Appropriately, he was buried in his racing silks.
The son of Charles Dewey and Estella Woods was born in Corydon on May 26, 1930. He grew up helping Elmer Conrad and his stable of super horses at the Harrison County Fairgrounds.
Conrad, who probably owned, raced and won as many races as all other local owners combined, peaked Parker’s interest in the sport, and the youngster eventually became interested in driving.
Driving Kenneth Brown’s AHJ, Parker won his first race on June 12, 1953 at the old Louisville Speedway, which later became Miles Park and eventually Commonwealth Race Course. He was just 23 years old.
Parker went on to drive for 60 years throughout the Midwest, including the Harrison County Fairgrounds.
Whether it was piloting Bertha Parker (who gave him a ride of 1:59.2 in a 1970 trip at Lexington), Duane Z, R. Shi Pride, or his favorite horse, Oystercatcher, Parker had a knack for working an incredible trip.
Other quick ones included Zoom’s Painter, Dazzling Star and Winter Rose.
Handling the reigns with Charming Ladd, Parker won the first race ever run at the now-defunct Louisville Downs.
With Oystercatcher, Parker won the Invitational Handicap on June 17, 1981 in a time of 2:00 1/5.
Another favorite trotter, Earlibac, brought Parker a slew of victories.
Earlibac, which was owned by Robert L. Lacy of Nokomis, Ill., still holds several track records, including the trotting marks of 2:00.0 set in 1995 at the Jasper County Fairgrounds in Newton, Ill., and 2:03.4 at the Bond County Fairgrounds in Greenville, Ill.
It was with Earlibac that Parker turned heads at The Red Mile during a trotting series.
‘There were a lot of big-name drivers there and they hadn’t heard of Ray Parker. He went out and won some races and by the time it was over, they wanted to know who he was,’ said Gordon Brown, Parker’s nephew. ‘That was one of his favorite memories, but he didn’t talk about them a lot unless it came up. That’s just the way he was.’
Parker had the first sub-2:00 mile in night racing at The Red Mile and he was the first driver to finish a race with a sub-2:00 mile in the state of Ohio.
Parker, who also served as the Speed Superintendent at the Bond County Fairgrounds in Greenville, Ill., once earned a job training for the great Frank Erwin. He also trained 25 horses for a group known as the Louisville Breeders.
‘He was just a friendly guy,’ Brown, a former driver himself, said. ‘I think that’s why he was so well-liked. He knew horses, now. A vet could work on a horse and not do much for it, and then Ray would work on the horse and get it right. He was pretty sharp.’
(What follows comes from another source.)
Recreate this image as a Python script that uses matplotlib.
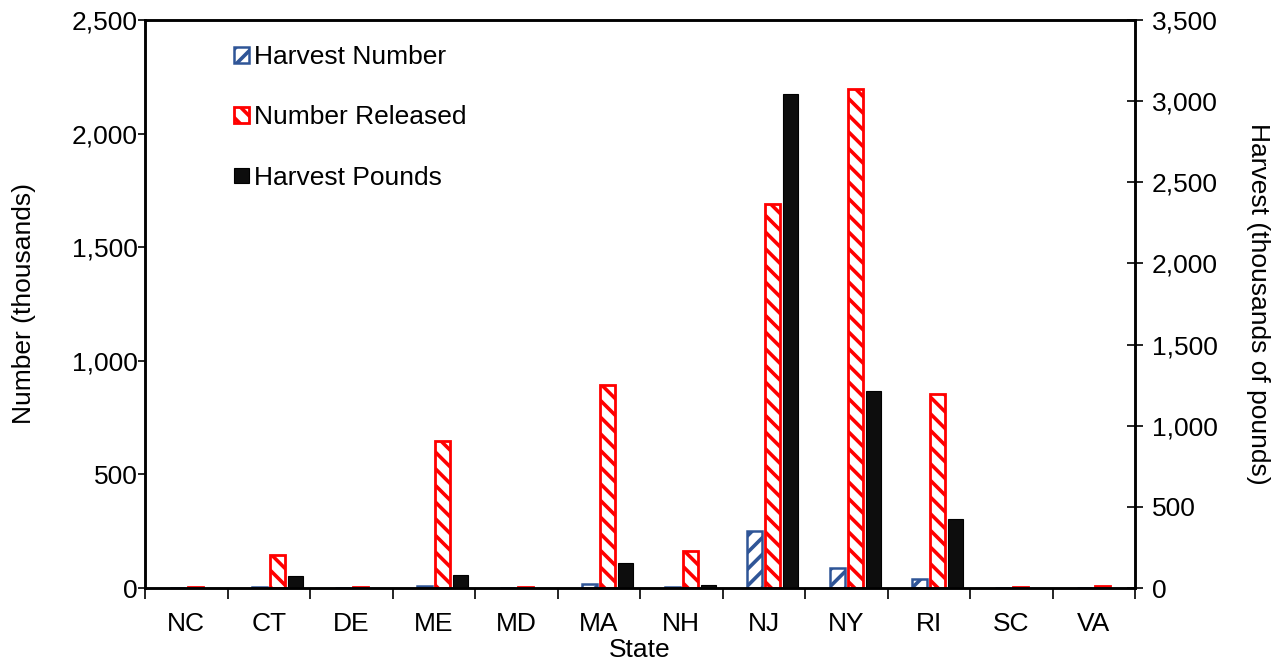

At one time, Parker held both of the track records at the Harrison County Fairgrounds.
Conrad’s horse, Sis’s Brother, gave Parker his trotting title and pacer CJ, clocked in a finish of 2:03 1/5 in 1961 to set a new mark.
Two years later, Juanita Hurst used CJ to set the standard at Corydon’s limestone track in 2:02 2/5.
CJ held the track record for more than two decades.
‘(Parker) was a good horseman and had a good pair of hands. He could drive a horse without making breaks and things like that,’ Hurst said.
Brown agreed: ‘When it came to driving, he was tough. He always said it’s best to keep a horse in its class. ‘You can’t always win every race,’ he’d tell some of the younger guys and then he’d go out and finish second, second, second. Then he’d sneak up and win one.